The Karu 12G starts at $429, making it about twice as expensive as the Karu 12, but about $300 less than the Karu 16. The size of the Karu 12G's opening is 3.86 inches, which is a hair smaller than the Karu 12.
The Ooni Karu 16 is the company’s top-of-the-line model, offering the greatest number of features, but also coming with the highest price tag. The Karu 16 costs $799, but you’ll have to tack on another $99 if you want to use it with propane or natural gas. Otherwise, you can use wood chunks or charcoal, which some (like me) would argue delivers a better-tasting pie, even if it’s a bit more work on your end.
Not only does the Karu 16 have the largest cooking area, but it also has the tallest opening of any of Ooni’s ovens, allowing you to make a wider variety of things, such as loaves of bread or even a chicken.
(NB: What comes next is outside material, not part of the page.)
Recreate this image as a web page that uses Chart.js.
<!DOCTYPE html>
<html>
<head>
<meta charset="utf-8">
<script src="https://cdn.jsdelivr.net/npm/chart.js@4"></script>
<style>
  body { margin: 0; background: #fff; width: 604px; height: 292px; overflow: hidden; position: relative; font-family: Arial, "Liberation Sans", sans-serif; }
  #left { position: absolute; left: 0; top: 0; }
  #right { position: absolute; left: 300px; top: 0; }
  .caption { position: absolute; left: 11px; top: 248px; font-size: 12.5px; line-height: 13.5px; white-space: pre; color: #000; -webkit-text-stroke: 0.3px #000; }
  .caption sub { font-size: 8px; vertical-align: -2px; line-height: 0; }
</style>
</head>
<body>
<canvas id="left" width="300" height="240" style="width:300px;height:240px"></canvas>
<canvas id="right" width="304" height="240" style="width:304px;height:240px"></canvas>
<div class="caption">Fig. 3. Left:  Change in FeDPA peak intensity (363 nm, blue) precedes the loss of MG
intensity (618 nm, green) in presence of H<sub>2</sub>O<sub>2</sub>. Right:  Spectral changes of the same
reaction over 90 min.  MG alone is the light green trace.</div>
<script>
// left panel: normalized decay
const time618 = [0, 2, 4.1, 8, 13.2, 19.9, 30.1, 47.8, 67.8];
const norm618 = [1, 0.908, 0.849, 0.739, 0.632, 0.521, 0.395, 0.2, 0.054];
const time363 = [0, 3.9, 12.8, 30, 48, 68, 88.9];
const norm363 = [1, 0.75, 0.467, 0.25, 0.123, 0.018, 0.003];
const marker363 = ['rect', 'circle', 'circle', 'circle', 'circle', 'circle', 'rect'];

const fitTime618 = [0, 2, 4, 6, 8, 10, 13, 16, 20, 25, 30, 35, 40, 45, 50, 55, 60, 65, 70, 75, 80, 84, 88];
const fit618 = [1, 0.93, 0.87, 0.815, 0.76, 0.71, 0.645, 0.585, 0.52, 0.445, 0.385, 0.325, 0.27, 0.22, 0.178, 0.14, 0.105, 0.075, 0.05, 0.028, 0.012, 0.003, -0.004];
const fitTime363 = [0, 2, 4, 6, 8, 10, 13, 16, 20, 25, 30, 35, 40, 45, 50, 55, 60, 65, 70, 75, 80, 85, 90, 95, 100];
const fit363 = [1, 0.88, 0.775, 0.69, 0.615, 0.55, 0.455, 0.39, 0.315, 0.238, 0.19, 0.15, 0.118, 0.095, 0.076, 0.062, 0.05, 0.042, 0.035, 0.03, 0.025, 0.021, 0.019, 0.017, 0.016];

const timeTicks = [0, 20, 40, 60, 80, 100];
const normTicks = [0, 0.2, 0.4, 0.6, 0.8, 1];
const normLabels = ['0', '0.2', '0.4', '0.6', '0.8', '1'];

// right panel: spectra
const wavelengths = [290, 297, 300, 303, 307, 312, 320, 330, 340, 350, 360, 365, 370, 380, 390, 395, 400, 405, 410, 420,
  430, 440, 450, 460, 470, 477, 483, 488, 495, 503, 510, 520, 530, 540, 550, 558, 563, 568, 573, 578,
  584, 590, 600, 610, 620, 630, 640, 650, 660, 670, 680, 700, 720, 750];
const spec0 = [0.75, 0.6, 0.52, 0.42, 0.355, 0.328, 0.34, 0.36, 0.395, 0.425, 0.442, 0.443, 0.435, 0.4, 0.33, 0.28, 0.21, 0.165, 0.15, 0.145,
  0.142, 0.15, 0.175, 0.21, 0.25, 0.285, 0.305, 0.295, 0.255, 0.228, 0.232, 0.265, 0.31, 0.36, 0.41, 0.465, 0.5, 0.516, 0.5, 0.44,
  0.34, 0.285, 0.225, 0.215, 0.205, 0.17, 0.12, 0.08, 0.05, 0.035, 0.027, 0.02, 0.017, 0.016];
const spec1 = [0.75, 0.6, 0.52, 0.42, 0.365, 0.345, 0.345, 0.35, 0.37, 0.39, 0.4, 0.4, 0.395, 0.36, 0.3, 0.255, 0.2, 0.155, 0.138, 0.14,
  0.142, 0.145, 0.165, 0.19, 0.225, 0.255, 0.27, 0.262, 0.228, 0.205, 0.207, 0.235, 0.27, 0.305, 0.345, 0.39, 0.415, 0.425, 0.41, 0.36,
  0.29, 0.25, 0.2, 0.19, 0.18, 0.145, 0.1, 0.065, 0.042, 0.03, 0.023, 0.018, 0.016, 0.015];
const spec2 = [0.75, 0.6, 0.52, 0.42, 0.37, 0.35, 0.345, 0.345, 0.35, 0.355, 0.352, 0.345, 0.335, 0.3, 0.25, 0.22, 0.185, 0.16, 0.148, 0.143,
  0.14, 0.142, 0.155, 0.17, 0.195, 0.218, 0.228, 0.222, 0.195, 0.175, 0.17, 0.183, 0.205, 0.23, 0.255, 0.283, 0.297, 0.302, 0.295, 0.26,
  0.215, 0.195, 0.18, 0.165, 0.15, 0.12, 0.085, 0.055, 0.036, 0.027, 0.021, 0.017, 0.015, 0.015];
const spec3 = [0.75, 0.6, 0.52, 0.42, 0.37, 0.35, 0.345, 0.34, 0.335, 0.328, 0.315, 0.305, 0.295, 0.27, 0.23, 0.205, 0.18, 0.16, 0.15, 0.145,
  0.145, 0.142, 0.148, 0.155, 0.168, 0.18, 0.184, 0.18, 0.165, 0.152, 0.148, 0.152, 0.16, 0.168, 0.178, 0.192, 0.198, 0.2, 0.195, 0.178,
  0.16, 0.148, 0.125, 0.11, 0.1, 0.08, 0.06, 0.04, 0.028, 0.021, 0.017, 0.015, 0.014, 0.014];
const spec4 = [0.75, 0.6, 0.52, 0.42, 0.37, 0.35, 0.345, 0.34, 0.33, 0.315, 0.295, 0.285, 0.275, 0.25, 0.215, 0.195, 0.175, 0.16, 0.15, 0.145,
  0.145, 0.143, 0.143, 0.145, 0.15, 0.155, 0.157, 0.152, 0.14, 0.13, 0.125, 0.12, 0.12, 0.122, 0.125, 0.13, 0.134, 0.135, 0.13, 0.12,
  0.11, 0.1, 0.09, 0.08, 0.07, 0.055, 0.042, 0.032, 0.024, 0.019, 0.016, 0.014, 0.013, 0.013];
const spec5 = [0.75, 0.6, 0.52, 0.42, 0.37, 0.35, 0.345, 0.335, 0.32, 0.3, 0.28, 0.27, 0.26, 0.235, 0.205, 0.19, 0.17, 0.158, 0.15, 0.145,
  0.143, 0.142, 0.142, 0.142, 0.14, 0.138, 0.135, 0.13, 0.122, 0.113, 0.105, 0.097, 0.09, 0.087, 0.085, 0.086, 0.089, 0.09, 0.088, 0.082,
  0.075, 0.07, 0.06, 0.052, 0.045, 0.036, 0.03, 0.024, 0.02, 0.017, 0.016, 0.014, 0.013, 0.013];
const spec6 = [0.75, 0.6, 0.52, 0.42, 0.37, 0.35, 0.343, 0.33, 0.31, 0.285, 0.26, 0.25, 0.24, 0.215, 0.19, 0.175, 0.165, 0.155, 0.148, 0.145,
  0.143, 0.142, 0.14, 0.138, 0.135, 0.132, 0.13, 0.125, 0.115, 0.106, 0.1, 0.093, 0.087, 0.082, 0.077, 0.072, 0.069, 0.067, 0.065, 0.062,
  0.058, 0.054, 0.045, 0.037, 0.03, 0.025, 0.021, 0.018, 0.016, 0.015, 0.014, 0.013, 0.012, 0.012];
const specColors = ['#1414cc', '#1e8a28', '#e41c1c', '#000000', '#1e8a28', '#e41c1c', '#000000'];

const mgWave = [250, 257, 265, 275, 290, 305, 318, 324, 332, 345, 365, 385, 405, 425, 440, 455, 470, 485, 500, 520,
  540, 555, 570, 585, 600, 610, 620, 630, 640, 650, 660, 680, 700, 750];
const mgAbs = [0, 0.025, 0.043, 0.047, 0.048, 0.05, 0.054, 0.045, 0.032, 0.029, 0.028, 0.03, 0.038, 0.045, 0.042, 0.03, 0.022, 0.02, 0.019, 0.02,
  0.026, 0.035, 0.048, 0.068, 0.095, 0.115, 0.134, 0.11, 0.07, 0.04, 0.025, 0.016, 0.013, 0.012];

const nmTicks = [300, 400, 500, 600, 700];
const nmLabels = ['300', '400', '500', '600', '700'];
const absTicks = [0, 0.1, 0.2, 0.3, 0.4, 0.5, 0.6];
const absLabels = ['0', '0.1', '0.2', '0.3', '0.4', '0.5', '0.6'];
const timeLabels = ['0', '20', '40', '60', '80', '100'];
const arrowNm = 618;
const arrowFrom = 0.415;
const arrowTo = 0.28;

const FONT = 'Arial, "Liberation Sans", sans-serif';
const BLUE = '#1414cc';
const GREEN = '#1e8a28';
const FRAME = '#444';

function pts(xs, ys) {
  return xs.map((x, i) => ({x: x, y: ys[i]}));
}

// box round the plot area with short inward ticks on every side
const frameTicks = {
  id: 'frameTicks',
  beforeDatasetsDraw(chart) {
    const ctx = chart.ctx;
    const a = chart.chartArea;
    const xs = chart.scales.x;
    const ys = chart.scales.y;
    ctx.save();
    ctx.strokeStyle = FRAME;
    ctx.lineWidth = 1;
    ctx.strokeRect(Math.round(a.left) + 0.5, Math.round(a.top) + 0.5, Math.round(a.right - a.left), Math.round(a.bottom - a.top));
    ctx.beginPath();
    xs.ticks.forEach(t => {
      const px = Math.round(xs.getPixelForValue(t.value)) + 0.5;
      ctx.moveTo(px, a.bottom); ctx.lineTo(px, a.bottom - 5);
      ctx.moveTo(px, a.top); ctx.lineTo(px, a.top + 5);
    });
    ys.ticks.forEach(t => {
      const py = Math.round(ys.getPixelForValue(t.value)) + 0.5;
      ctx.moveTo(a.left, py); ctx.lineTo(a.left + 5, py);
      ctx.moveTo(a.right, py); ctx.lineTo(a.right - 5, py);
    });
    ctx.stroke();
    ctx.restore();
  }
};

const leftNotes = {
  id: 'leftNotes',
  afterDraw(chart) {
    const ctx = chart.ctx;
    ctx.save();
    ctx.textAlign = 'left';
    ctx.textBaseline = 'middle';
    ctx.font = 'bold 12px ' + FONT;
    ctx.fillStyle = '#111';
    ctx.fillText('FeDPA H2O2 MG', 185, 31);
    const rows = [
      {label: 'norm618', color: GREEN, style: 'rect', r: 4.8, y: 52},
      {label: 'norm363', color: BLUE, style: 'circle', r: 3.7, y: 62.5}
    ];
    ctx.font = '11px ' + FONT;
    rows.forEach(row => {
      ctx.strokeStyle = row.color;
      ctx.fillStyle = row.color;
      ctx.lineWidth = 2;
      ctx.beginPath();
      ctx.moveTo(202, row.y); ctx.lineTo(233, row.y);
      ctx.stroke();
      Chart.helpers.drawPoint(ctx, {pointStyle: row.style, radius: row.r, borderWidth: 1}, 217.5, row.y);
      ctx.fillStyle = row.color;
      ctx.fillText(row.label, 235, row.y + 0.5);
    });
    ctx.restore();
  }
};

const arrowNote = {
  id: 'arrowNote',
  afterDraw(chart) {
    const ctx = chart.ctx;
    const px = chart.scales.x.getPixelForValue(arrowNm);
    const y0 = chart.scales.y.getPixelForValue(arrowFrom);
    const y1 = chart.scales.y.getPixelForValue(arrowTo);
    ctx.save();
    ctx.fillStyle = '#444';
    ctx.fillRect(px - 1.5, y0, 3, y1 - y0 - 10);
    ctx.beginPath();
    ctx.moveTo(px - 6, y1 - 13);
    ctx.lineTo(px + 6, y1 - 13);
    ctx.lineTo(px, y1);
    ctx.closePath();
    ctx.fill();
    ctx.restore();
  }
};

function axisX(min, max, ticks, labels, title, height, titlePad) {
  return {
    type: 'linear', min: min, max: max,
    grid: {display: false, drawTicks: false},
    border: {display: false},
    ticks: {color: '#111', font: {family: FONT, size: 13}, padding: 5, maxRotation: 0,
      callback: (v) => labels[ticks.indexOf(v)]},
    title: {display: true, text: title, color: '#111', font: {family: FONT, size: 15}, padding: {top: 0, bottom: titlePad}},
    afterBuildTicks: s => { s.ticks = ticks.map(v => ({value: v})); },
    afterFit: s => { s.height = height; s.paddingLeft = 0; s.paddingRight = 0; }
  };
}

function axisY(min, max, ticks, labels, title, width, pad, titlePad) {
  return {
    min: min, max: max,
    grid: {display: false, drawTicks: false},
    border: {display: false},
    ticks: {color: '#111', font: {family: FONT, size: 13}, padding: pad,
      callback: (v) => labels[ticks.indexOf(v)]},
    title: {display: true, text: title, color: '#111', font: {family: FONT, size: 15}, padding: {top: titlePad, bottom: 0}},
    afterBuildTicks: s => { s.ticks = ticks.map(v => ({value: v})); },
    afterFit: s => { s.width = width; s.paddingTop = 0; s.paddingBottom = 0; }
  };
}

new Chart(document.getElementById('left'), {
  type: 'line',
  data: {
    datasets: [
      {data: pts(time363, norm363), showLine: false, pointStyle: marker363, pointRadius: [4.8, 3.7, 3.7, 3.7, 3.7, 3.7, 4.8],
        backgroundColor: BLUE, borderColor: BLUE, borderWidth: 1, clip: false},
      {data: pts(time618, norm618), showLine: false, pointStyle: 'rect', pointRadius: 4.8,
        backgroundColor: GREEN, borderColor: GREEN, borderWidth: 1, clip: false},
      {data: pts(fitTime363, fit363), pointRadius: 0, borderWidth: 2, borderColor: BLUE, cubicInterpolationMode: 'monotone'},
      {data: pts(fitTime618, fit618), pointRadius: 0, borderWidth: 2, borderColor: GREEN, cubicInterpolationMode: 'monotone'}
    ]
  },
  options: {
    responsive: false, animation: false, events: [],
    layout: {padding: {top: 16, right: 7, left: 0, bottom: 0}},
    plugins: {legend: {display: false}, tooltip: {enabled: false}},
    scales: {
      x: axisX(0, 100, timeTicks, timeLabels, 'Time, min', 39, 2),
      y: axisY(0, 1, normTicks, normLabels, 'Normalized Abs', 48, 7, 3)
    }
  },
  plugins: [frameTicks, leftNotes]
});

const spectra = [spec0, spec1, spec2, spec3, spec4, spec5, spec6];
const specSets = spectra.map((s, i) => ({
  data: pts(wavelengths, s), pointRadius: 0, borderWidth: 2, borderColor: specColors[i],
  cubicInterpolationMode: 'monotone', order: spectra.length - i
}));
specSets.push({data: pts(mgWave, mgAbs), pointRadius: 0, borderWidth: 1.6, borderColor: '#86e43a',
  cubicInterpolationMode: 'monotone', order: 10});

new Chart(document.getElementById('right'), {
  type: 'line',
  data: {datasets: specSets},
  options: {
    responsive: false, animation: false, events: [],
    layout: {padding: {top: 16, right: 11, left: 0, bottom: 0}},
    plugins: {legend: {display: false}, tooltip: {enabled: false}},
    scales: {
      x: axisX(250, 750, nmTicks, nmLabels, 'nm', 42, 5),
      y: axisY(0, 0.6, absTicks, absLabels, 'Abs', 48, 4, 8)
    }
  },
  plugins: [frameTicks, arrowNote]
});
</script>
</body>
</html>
I also love the Karu 16’s glass door, which lets you easily look into the oven to see how well it’s cooking, without you losing all the heat.
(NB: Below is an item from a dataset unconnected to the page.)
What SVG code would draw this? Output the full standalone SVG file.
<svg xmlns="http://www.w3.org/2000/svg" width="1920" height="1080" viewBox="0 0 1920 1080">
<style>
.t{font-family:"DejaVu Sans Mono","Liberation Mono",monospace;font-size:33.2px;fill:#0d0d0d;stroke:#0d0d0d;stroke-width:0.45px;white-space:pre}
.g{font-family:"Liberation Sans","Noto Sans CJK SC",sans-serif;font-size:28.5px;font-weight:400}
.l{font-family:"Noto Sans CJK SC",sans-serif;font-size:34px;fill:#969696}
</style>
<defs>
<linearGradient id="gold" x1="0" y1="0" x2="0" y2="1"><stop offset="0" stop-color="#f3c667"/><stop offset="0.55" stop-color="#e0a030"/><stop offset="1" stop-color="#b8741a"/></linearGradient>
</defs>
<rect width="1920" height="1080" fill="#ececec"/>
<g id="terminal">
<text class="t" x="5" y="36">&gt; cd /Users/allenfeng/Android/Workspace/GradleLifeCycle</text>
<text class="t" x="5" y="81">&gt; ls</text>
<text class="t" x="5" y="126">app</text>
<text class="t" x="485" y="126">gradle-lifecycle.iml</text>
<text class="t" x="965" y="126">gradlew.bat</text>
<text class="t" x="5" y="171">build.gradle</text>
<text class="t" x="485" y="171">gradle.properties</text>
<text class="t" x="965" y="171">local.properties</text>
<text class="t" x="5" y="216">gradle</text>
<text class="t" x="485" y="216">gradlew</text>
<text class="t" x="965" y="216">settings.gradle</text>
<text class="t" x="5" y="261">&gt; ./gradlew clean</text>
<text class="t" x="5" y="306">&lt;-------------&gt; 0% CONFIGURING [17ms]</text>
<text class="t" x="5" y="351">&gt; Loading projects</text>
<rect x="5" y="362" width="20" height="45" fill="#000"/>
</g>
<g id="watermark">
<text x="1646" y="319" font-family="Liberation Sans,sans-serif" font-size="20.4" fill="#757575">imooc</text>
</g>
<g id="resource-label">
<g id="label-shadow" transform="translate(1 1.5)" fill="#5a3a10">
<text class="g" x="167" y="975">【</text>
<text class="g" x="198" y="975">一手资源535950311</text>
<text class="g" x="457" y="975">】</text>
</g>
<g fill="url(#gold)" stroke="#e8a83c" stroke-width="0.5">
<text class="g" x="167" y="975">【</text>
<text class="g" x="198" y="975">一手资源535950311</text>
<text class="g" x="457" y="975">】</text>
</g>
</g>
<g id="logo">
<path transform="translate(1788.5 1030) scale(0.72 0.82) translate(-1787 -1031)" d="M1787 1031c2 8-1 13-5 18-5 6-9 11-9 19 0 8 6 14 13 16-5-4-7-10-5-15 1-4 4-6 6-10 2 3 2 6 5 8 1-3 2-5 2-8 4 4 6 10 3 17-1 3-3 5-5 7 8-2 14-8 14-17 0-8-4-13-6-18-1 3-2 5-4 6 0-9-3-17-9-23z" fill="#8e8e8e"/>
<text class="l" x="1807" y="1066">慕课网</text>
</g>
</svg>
The Karu 16 is the sole model in Ooni’s lineup with a built-in thermometer. While I advise that anyone who is serious about making pizzas invest in a laser thermometer, it’s a nice addition. Aside from its price, the only other drawback to the Karu 16 is its size and weight. At 62 pounds, it’s not an oven you’ll want to carry around. But once you start making pizzas in the Karu 16, everyone is going to come to you.
Ooni's first indoor pizza oven, the Volt 12 uses electricity, rather than wood, charcoal, or gas to cook your pies. It has a flip-down door with a glass front, so you can watch your pizza as it's cooking.
Three dials on the front of the Volt 12 let you manually adjust the oven's temperature (up to 850 degrees F) and control both the upper and lower heating elements.
While Ooni says the Volt 12 can only reach temperatures of around 850 degrees — about 100 degrees lower than its outdoor ovens — it says that the Volt 12 can cook a pizza in as little as 90 seconds, which is on a par with the rest of the company's models.